Committee chairman Colin Cook, also a Labour councillor, said he understood taxi drivers’ concern, but the proposed rise was too high.
He said: “I appreciate there have been increases in fuel prices which clearly are a major factor in running taxis, so I have to cut a bit of slack, but I think these are too high.”
Lib Dem councillor John Goddard said: “I think they should have an increase, but I don’t think a 10 per cent increase is justified.”
Colta secretary Khalid Sharif said the request was “nothing too extravagant” and said drivers had been asking for more money.
He said: “There have been a few requests coming in over the past 18 months especially in terms of an increase.
“A lot of these drivers have families to support, and this winter costs are going to be going up, and then there’s vehicle maintenance, road tax, etc.”
Taxi driver Sajid Malik, who is also a city councillor, said the rise was badly needed.
He said: “I think the officers and councillors aren’t living in the real world.

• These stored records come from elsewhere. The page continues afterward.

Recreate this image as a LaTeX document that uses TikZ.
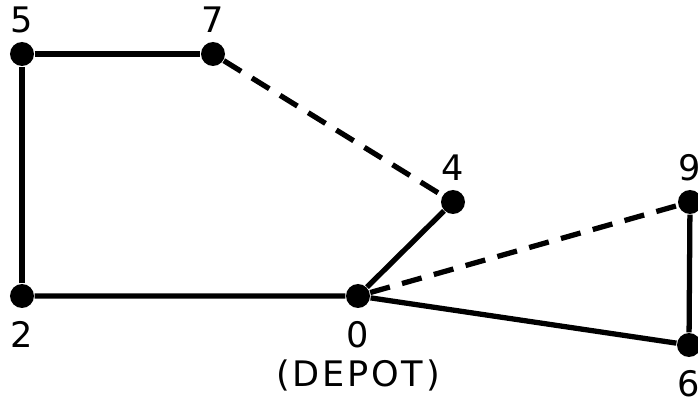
\documentclass[tikz,border=0pt]{standalone}
\usepackage{fontspec}
\setmainfont{DejaVu Sans}[LetterSpace=8]
\usetikzlibrary{positioning}
\tikzset{
  stop/.style={circle,fill=black,minimum size=0.24cm,inner sep=0pt},
  tag/.style={inner sep=0pt,font=\fontsize{10}{11}\selectfont},
  leg/.style={line width=1.5pt,color=black},
  newleg/.style={leg,dash pattern=on 5.8pt off 3.6pt},
}
\begin{document}
\begin{tikzpicture}
  \useasboundingbox (0,0) rectangle (6.98,3.98);
  \node[stop] (n5) at (0.22,3.44){}; \node[stop] (n7) at (2.13,3.44){};
  \node[stop] (n4) at (4.53,1.96){}; \node[stop] (n9) at (6.90,1.96){};
  \node[stop] (n0) at (3.58,1.02){}; \node[stop] (n2) at (0.22,1.02){};
  \node[stop] (n6) at (6.89,0.53){};
  % stop numbers
  \node[tag,above=0.08cm of n5] (t5){5}; \node[tag,above=0.08cm of n7] (t7){7};
  \node[tag,above=0.08cm of n4] (t4){4}; \node[tag,above=0.08cm of n9] (t9){9};
  \node[tag,below=0.12cm of n2] (t2){2}; \node[tag,below=0.12cm of n0] (t0){0};
  \node[tag,below=0.1cm of t0] (depot){(DEPOT)};
  \node[tag,below=0.12cm of n6] (t6){6};
  % routes
  \draw[leg] (n2)--(n5)--(n7); \draw[newleg] (n7)--(n4);
  \draw[leg] (n4)--(n0)--(n2);
  \draw[newleg] (n0)--(n9); \draw[leg] (n9)--(n6)--(n0);
\end{tikzpicture}
\end{document}
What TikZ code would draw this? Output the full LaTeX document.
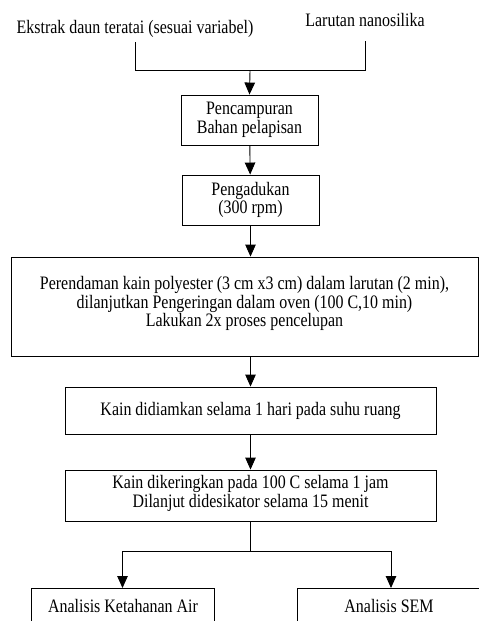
\documentclass[tikz,border=0pt]{standalone}
\usepackage{fontspec}
\setmainfont{Liberation Serif}[FakeStretch=0.84]
\usetikzlibrary{arrows.meta}
\begin{document}
\begin{tikzpicture}[x=1pt,y=-1pt,
  box/.style={draw,line width=0.9pt,align=center,inner sep=0pt,font=\fontsize{19}{18.5}\selectfont},
  lbl/.style={inner sep=0pt,font=\fontsize{19}{18.5}\selectfont},
  conn/.style={line width=0.9pt},
  arr/.style={conn,-{Triangle[width=10.5pt,length=12pt]}}]
\useasboundingbox (0,0) rectangle (479,621);
\node[lbl,anchor=base] (src1) at (135,33) {Ekstrak daun teratai (sesuai variabel)};
\node[lbl,anchor=base] (src2) at (365,27) {Larutan nanosilika};
\coordinate (join) at (250,70.5);
\node[box,minimum width=137,minimum height=50] (b1) at (249.5,120) {Pencampuran\\Bahan pelapisan};
\node[box,minimum width=137,minimum height=50] (b2) at (250.5,200) {Pengadukan\\(300 rpm)};
\node[box,minimum width=467,minimum height=99,text depth=10pt] (b3) at (244.5,306.5) {Perendaman kain polyester (3 cm x3 cm) dalam larutan (2 min),\\dilanjutkan Pengeringan dalam oven (100 C,10 min)\\Lakukan 2x proses pencelupan};
\node[box,minimum width=371,minimum height=47] (b4) at (250.5,410.5) {Kain didiamkan selama 1 hari pada suhu ruang};
\node[box,minimum width=371,minimum height=51,text depth=8pt] (b5) at (250.5,495.5) {Kain dikeringkan pada 100 C selama 1 jam\\Dilanjut didesikator selama 15 menit};
\node[box,minimum width=183,minimum height=40,anchor=north] (b6) at (122.5,588) {};
\node[lbl,anchor=base] (t6) at (123,612) {Analisis Ketahanan Air};
\node[box,minimum width=200,minimum height=40,anchor=north west] (b7) at (297,588) {};
\node[lbl,anchor=base] (t7) at (389,612) {Analisis SEM};
\coordinate (split) at (250.5,551);
\draw[conn] ([yshift=-5]src1.south) |- (join);
\draw[conn] ([yshift=-14]src2.south) |- (join);
\draw[arr] (join) -- (b1.north);
\draw[arr] (b1) -- (b2);
\draw[arr] (b2.south) -- (b2.south |- b3.north);
\draw[arr] (b3.south -| b4.north) -- (b4.north);
\draw[arr] (b4) -- (b5);
\draw[conn] (b5.south) -- (split);
\draw[arr] (split) -| (b6.north);
\draw[arr] (split) -| (391,588);
\end{tikzpicture}
\end{document}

They should come and see how hard it is to do this job at antisocial hours, what we’re having to put up with.
“Sometimes you end up earning less than the minimum wage sitting at the train station for hours.”
The last fare increase in the city was in January 2009, when diesel cost an average of 98.7p per litre. It now costs about 137.9p per litre.
l ‘Hackney Carriages’ can pick up passengers from taxi ranks and be flagged down in the street. They can also take telephone bookings.
Private Hire Vehicles can only take advance bookings and cannot wait at ranks or take passengers who flag them down.